O ex-juiz auxiliar ainda contestou a acusação de peritos contábeis de que a equiparação dos salários serviu apenas para acumular despesas extras. “Se existe suspeita, é totalmente despida de fundamento, já que o novo teto foi aplicado em novembro de 2002, quando eu não era juiz auxiliar da presidência e como a Lei 10.474/2002 produziu efeitos retroativos a 1998 as diferenças – que até aquele momento beneficiavam apenas alguns – foram calculadas e corrigidas para todos os magistrados que são ativos, inativos e pensionistas.
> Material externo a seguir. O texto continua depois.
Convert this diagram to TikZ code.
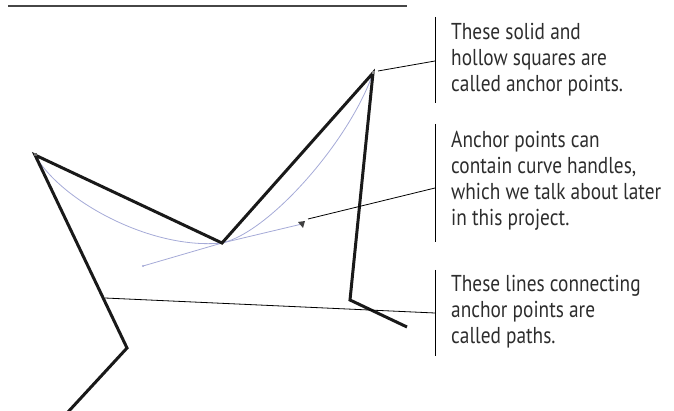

Até o dia 04.08.2008 duzentos e quarenta e dois magistrados já tinham recebido valores relativos à “Diferença de Teto da Lei 10.474/2002″, cujo montante de pagamento superava R$ R$ 14 milhões”, afirmou.

Procurado pela reportagem, o desembargador aposentado José Ferreira Leite informou que estava fora de Cuiabá e preferia se pronunciar a respeito somente após ter conhecimento das acusações. Ele se comprometeu em atender a reportagem nesta segunda-feira para prestar esclarecimentos. “Não vou ter problema algum de atender vocês”, assegurou.